La situation économique est désastreuse et ne cesse d’empirer. Les chiffres d’avril en témoignent. La Lettonie rejoint l’Espagne en tête des classements des pays européens les plus touchés par le chômage : 16,1% de la population active et 29,3% des moins de 25 ans sont sans emploi. Les estimations du PIB prévoient une baisse de 2 milliards de lats (environ 6 milliards d’euros), soit 12% du PIB de 2008 (en prix constants). Il retomberait ainsi en dessous du niveau de 2007, niveau qu’il ne retrouverait pas avant 2016. La monnaie nationale, le Lat, est maintenant directement visée par les marchés. La Deustche Bank a récemment émis le souhait de forcer la Lettonie à dévaluer sa monnaie, après avoir converti en lats les 85% de dettes lettones libellées en euro. Cette option est fortement rejetée par le gouvernement, par la Commission européenne, et par d’autres partenaires dont la Suède. Cette dernière a récemment réaffirmé à Riga son soutien au niveau européen. Sa voisine scandinave est en effet le premier investisseur dans la région et ses banques y sont massivement implantées. Une seconde solution serait de faire entrer au plus vite la Lettonie dans l’Euro, la protégeant ainsi de toute déconvenue monétaire. Mais la BCE et la Commission européenne s’opposent fermement à cette idée. Ils craignent en effet de déstabiliser la monnaie unique.
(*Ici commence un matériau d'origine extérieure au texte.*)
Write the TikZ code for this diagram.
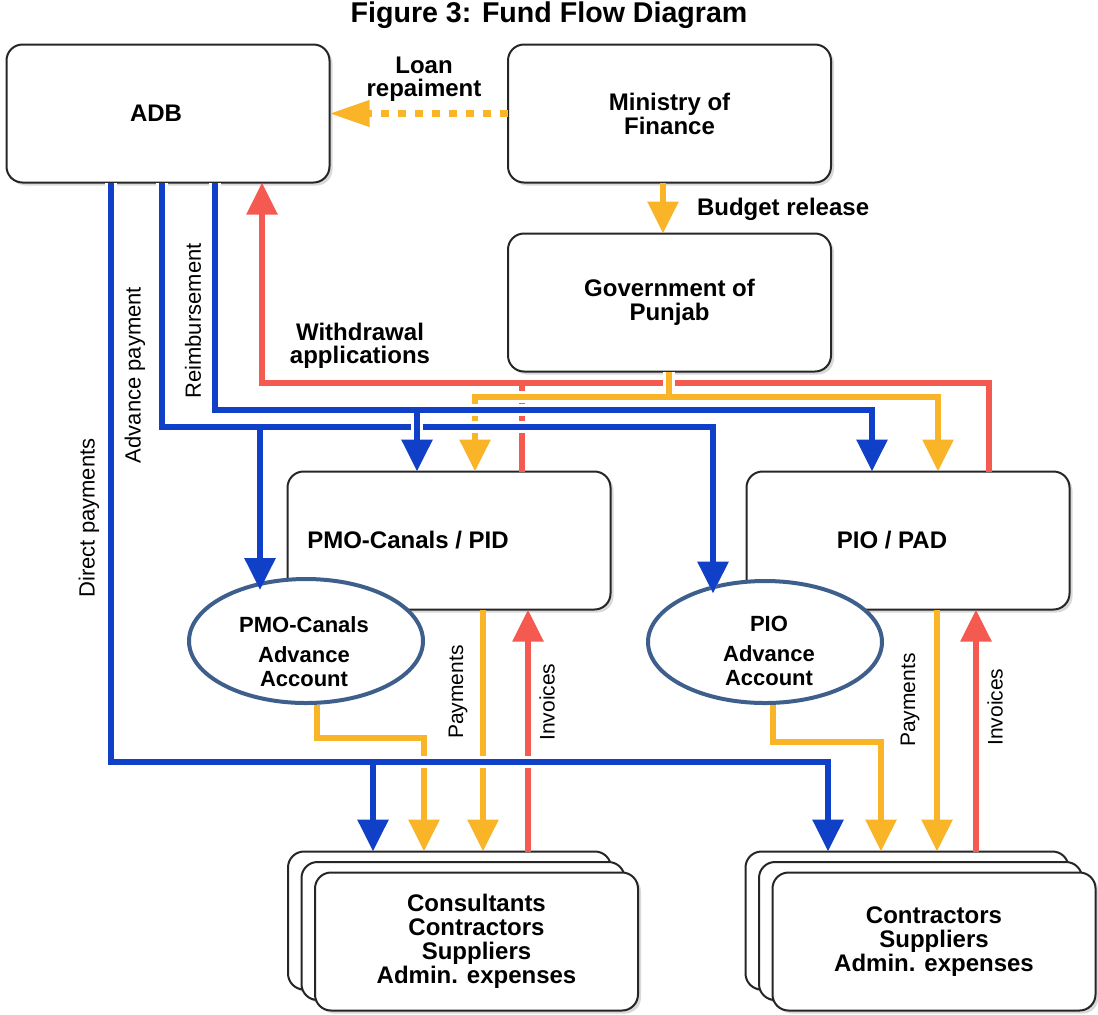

La prochaine visite du FMI en juin aura un caractère décisif. Le recul du PIB s’avère plus sévère que prévu, et le taux de déficit autorisé apparaît de plus en plus intenable. Les Lettons souhaitent donc renégocier les accords passés, et élargir ce taux, pour enfin avoir accès aux fonds promis. Le FMI pour sa part, n’envisage en revanche pas cette solution et se range pour l’abandon de l’arrimage du Lat à l’Euro puis de sa dévaluation. Mais, une telle option aurait des conséquences catastrophiques pour les pays baltes, car elle les obligerait à dévaluer eux aussi leurs monnaies. La Lettonie se retrouve donc aujourd’hui au centre d’une situation complexe, dont les conséquences pourraient dépasser largement son simple cadre intérieur. Les prochaines semaines et les prochains mois vont être extrêmement importants. Le 1er mai 2009 quant à lui, est une date déjà oubliée.